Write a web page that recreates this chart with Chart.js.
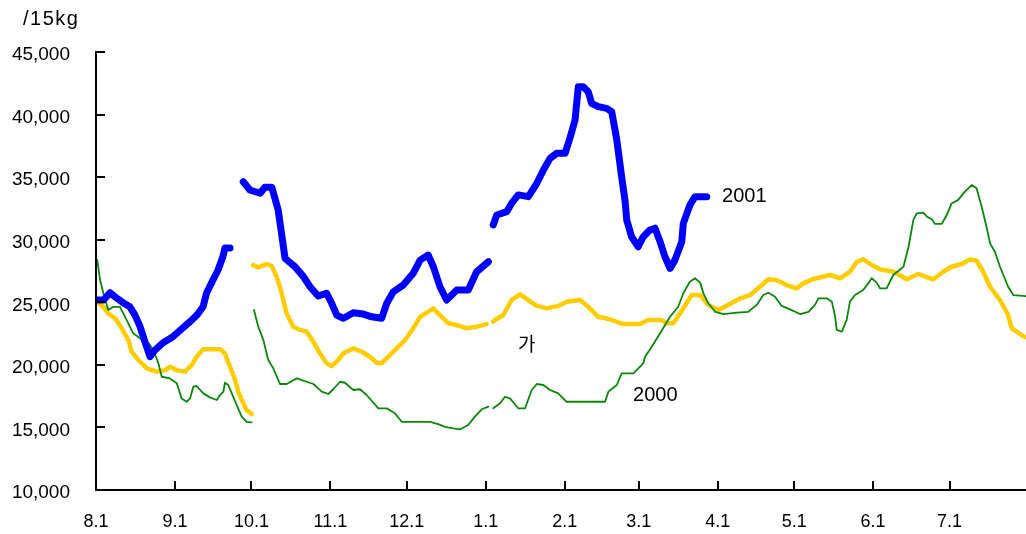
<!DOCTYPE html>
<html>
<head>
<meta charset="utf-8">
<script src="https://cdn.jsdelivr.net/npm/chart.js@4.4.1/dist/chart.umd.min.js"></script>
<style>
  body { margin: 0; background: #fff; }
  canvas { display: block; }
</style>
</head>
<body>
<canvas id="priceChart" width="1026" height="534"></canvas>
<script>
//-------------------------------------------------------------
// Data (x = days since 8.1, y = won per 15kg, null = break)
//-------------------------------------------------------------
const monthDays = [0, 31, 61, 92, 122, 153, 184, 213, 244, 274, 305, 335];
const monthLabels = ["8.1", "9.1", "10.1", "11.1", "12.1", "1.1", "2.1", "3.1", "4.1", "5.1", "6.1", "7.1"];
const yTicks = [10000, 15000, 20000, 25000, 30000, 35000, 40000, 45000];

const days2001 = [
  0, 3, 5.5, 8.1, 10.6, 13.3, 15.3, 17.3, 19.2, 21.2, 23.2, 26.3, 30.2, 34.1, 36.9, 39.6, 42, 43.4, 45.9, 47.9, 49.8, 50.6, 52.6,
  55,
  57.8, 60.4, 64.4, 66.3, 69, 71.5, 74.2, 78.1, 81.4, 84, 87.2, 90.5, 92.5, 94.5, 97.1, 101, 104.9, 108.2, 112.1, 114.1, 116.7,
  120.6, 124.5, 127.2, 130.4, 132.4, 135, 137.6, 141.6, 146.1, 149.4, 154,
  155,
  155.9, 157.3, 161.2, 163.1, 165.7, 169.7, 173, 175.6, 178.2, 180.8, 184.1, 186, 188, 189.3, 191.2, 193.2, 194.5, 197.1,
  200.4, 202.4, 204.4, 206.3, 207.6, 208.3, 210.2, 212.8, 214.8, 217.4, 219.4, 221.4, 223.3, 225.3, 227.2, 229.9, 230.5,
  233.1, 235.1, 239.7
];
const price2001 = [
  25180, 25180, 25760, 25340, 24970, 24640, 23980, 23050, 21850, 20650, 21190, 21770, 22250, 22950, 23450, 23980, 24640, 25740, 26780, 27580, 28640, 29340, 29340,
  null,
  34630, 33970, 33710, 34190, 34190, 32370, 28510, 27840, 27050, 26240, 25500, 25720, 24920, 23980, 23720, 24160, 24060, 23840, 23720, 24920, 25840,
  26380, 27320, 28370, 28770, 27840, 26240, 25180, 25980, 25980, 27440, 28240,
  null,
  31180, 31970, 32240, 32900, 33580, 33440, 34510, 35570, 36500, 36900, 36900, 38110, 39560, 42230, 42230, 41830, 40900, 40630,
  40500, 40230, 37970, 35030, 33180, 31580, 30240, 29440, 30240, 30780, 30920, 29840, 28640, 27710, 28370, 29840, 31310,
  32770, 33440, 33440
];

const daysAvg = [
  0.3, 2.9, 4.8, 7.5, 10.1, 12.7, 14, 16.6, 19.9, 23.8, 27.1, 29, 31.7, 34.9, 37.6, 39.5, 42.1, 48.7, 50.6, 52.6, 54.6, 55.8, 57.8, 59.1, 61.1,
  61.4,
  61.7, 63.7, 67, 69, 70.9, 72.9, 74.8, 77.4, 80.1, 82.7, 85.3, 87.9, 90.5, 92.5, 95.1, 97.1, 101, 104.3, 107.5, 110.2, 112.1,
  114.7, 118, 121.3, 124.5, 127.2, 130.4, 132.4, 135, 138.3, 142.9, 145.5, 149.4, 153.3,
  154.5,
  155.8, 156.6, 159.9, 163.1, 166.4, 169.7, 173, 176.9, 181.4, 184.7, 190, 193.2, 197.1, 201.7, 206.9, 213.5, 216.7, 222, 224,
  226.6, 230.5, 233.8, 237.1, 240.3, 244.3, 247.5, 252.7, 256.7, 260.6, 263.9, 267.1, 271.1, 274.9, 277.6, 281.5, 288.1, 292,
  295.9, 298.6, 301.1, 304.4, 307.7, 312.9, 318.2, 322.7, 328.6, 332.5, 335.8, 339.8, 343, 345.6, 348.2, 350.9, 354.8, 358,
  359.4, 363.9, 365
];
const priceAvg = [
  25050, 24640, 24110, 23720, 22920, 21980, 21050, 20390, 19720, 19450, 19580, 19850, 19580, 19450, 19980, 20650, 21240, 21240, 20920, 19850, 18790, 17860, 16930, 16390, 16070,
  null,
  27980, 27790, 28060, 27900, 27050, 25720, 24110, 23050, 22790, 22650, 21850, 20920, 20120, 19900, 20390, 20920, 21320, 21050, 20650, 20170, 20120,
  20650, 21320, 21980, 22920, 23840, 24240, 24510, 23980, 23320, 23100, 22920, 23050, 23260,
  null,
  23450, 23580, 23980, 25180, 25640, 25180, 24710, 24510, 24710, 25050, 25180, 24640, 23840, 23640, 23260, 23260, 23580, 23580, 23320,
  23320, 24510, 25580, 25580, 24790, 24380, 24730, 25300, 25580, 26240, 26840, 26780, 26380, 26110, 26510, 26860, 27180, 26920,
  27440, 28240, 28430, 27980, 27640, 27440, 26840, 27260, 26840, 27440, 27840, 28060, 28430, 28320, 27440, 26240, 25180, 23980,
  22920, 22300, 22220
];

const days2000 = [
  0.5, 1.6, 2.9, 4.8, 6.8, 9.4, 11.4, 13.3, 14.6, 17.3, 19.2, 20.5, 22.5, 24.5, 25.8, 29, 31.7, 33.6, 35.6, 36.9, 38.2, 39.5,
  42.1, 44.7, 47.4, 48.7, 50, 50.6, 51.9, 53.3, 55.2, 57.2, 59.1, 61.1,
  61.5,
  62, 63.7, 65.7, 67.6, 69.6, 72.2, 74.8, 78.8, 82.7, 85.3, 88.6, 91.2, 93.1, 95.8, 97.7, 101, 103.6, 106.2, 110.8, 114.1,
  117.3, 120, 125.9, 131.1, 134.3, 137, 140.2, 142.9, 146.1, 148.7, 151.4, 154,
  155,
  155.9, 158.6, 160.5, 162.5, 165.7, 168.4, 171, 173, 175.6, 178.2, 181.4, 184.7, 192.6, 199.8, 201.1, 204.4, 206.3, 210.9,
  214.8, 215.5, 218.1, 221.4, 225.3, 228.5, 230.5, 233.1, 235.1, 237.1, 238.4, 240.3, 243, 246.3, 251.5, 256, 259.3, 261.9,
  263.9, 266.5, 269.1, 272.4, 276.3, 279.6, 282.2, 283.5, 286.8, 288.8, 290.1, 290.7, 292.7, 294.6, 295.9, 297.9, 301.1,
  303.1, 304.4, 306.4, 307.7, 310.3, 312.9, 316.9, 318.9, 320.8, 322.1, 324.7, 326.1, 328, 329.3, 331.9, 333.9, 335.8,
  338.4, 341, 343.7, 345.6, 347.6, 349.5, 350.9, 352.8, 354.8, 358, 360, 365
];
const price2000 = [
  28370, 26780, 25720, 24380, 24640, 24640, 23840, 23050, 22520, 22120, 21770, 21770, 21190, 20120, 19050, 18920, 18530, 17320, 17050, 17320, 18260, 18310,
  17720, 17400, 17190, 17590, 17860, 18570, 18390, 17720, 16790, 15860, 15450, 15400,
  null,
  24380, 23050, 21980, 20390, 19720, 18470, 18470, 18920, 18650, 18470, 17860, 17670, 18050, 18650, 18570, 17990, 18050, 17590, 16530, 16530,
  16130, 15450, 15450, 15450, 15270, 15050, 14930, 14850, 15190, 15860, 16450, 16660,
  null,
  16530, 16930, 17450, 17320, 16530, 16530, 17990, 18470, 18390, 17990, 17720, 17050, 17050, 17050, 17860, 18390, 19320, 19320,
  20120, 20650, 21450, 22520, 23840, 24640, 25720, 26650, 26920, 26570, 25720, 24920, 24240, 24060, 24180, 24240, 24790, 25580,
  25760, 25450, 24710, 24430, 24060, 24240, 24790, 25320, 25320, 25050, 23840, 22790, 22650, 23580, 25050, 25580, 25980,
  26510, 26920, 26570, 26110, 26110, 27180, 27840, 29440, 31580, 32110, 32160, 31840, 31630, 31260, 31260, 31970, 32900,
  33180, 33840, 34370, 34110, 32630, 31040, 29710, 29040, 27840, 26240, 25580, 25500
];

// in-plot text labels (left edge day, centre price)
const noteTexts = ["2001", "2000", "가"];
const noteDays = [245.7, 210.8, 165.6];
const notePrices = [33490, 17590, 21670];

//-------------------------------------------------------------
// Helpers
//-------------------------------------------------------------
function toPoints(days, prices) {
  return days.map((d, i) => ({ x: d, y: prices[i] }));
}

function lineSet(label, days, prices, color, width) {
  return {
    label,
    data: toPoints(days, prices),
    borderColor: color,
    backgroundColor: color,
    borderWidth: width,
    pointRadius: 0,
    tension: 0,
    spanGaps: false,
    borderCapStyle: "round",
    borderJoinStyle: "round",
    fill: false,
  };
}

const FONT = "'Liberation Sans', Arial, sans-serif";

//-------------------------------------------------------------
// Axes, inward ticks and text notes
//-------------------------------------------------------------
const framePlugin = {
  id: "frame",
  afterDatasetsDraw(chart) {
    const { ctx, chartArea: a, scales: { x, y } } = chart;
    ctx.save();
    ctx.strokeStyle = "#000";
    ctx.lineWidth = 2;
    ctx.beginPath();
    ctx.moveTo(a.left, a.top - 1);
    ctx.lineTo(a.left, a.bottom);
    ctx.lineTo(a.right, a.bottom);
    ctx.stroke();

    ctx.beginPath();
    for (const v of yTicks) {
      if (v === 10000) continue;
      const py = Math.round(y.getPixelForValue(v));
      ctx.moveTo(a.left, py);
      ctx.lineTo(a.left + 9, py);
    }
    for (const d of monthDays) {
      if (d === 0) continue;
      const px = Math.round(x.getPixelForValue(d));
      ctx.moveTo(px, a.bottom);
      ctx.lineTo(px, a.bottom - 9);
    }
    ctx.stroke();

    ctx.fillStyle = "#000";
    ctx.textBaseline = "middle";
    ctx.textAlign = "left";
    noteTexts.forEach((t, i) => {
      const isHangul = /[\uac00-\ud7a3]/.test(t);
      ctx.font = isHangul ? "19px 'Noto Sans CJK KR', sans-serif" : "20px " + FONT;
      ctx.fillText(t, x.getPixelForValue(noteDays[i]), y.getPixelForValue(notePrices[i]));
    });

    // unit above the y axis
    ctx.font = "20px " + FONT;
    if ("letterSpacing" in ctx) ctx.letterSpacing = "1.5px";
    ctx.fillText("/15kg", 23, 19);
    ctx.restore();
  },
};

//-------------------------------------------------------------
// Chart
//-------------------------------------------------------------
const ctx = document.getElementById("priceChart").getContext("2d");
new Chart(ctx, {
  type: "line",
  data: {
    datasets: [
      lineSet("2001", days2001, price2001, "#0000ff", 7),
      lineSet("2000", days2000, price2000, "#0a870a", 1.8),
      lineSet("가", daysAvg, priceAvg, "#ffcc00", 4.5),
    ],
  },
  options: {
    responsive: false,
    animation: false,
    layout: { padding: { top: 52, left: 0, right: 0, bottom: 0 } },
    plugins: { legend: { display: false }, tooltip: { enabled: false } },
    scales: {
      x: {
        type: "linear",
        min: 0,
        max: 365,
        afterBuildTicks: (s) => { s.ticks = monthDays.map((v) => ({ value: v })); },
        afterFit: (s) => { s.height = 44; },
        grid: { display: false, drawTicks: false },
        border: { display: false },
        ticks: {
          autoSkip: false,
          maxRotation: 0,
          padding: 21,
          color: "#000",
          font: { family: FONT, size: 18 },
          callback: (v) => monthLabels[monthDays.indexOf(v)],
        },
      },
      y: {
        min: 10000,
        max: 45000,
        afterBuildTicks: (s) => { s.ticks = yTicks.map((v) => ({ value: v })); },
        afterFit: (s) => { s.width = 96; },
        grid: { display: false, drawTicks: false },
        border: { display: false },
        ticks: {
          padding: 26,
          labelOffset: 3,
          color: "#000",
          font: { family: FONT, size: 19 },
          callback: (v) => v.toLocaleString("en-US"),
        },
      },
    },
  },
  plugins: [framePlugin],
});
</script>
</body>
</html>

▶ _Exercise aim_
From the first line above down to the line with "35000, 40000, 45000];", reproduce every line and no others, omitting pictures.

▶ _Output for this task_
Write a web page that recreates this chart with Chart.js.
<!DOCTYPE html>
<html>
<head>
<meta charset="utf-8">
<script src="https://cdn.jsdelivr.net/npm/chart.js@4.4.1/dist/chart.umd.min.js"></script>
<style>
  body { margin: 0; background: #fff; }
  canvas { display: block; }
</style>
</head>
<body>
<canvas id="priceChart" width="1026" height="534"></canvas>
<script>
//-------------------------------------------------------------
// Data (x = days since 8.1, y = won per 15kg, null = break)
//-------------------------------------------------------------
const monthDays = [0, 31, 61, 92, 122, 153, 184, 213, 244, 274, 305, 335];
const monthLabels = ["8.1", "9.1", "10.1", "11.1", "12.1", "1.1", "2.1", "3.1", "4.1", "5.1", "6.1", "7.1"];
const yTicks = [10000, 15000, 20000, 25000, 30000, 35000, 40000, 45000];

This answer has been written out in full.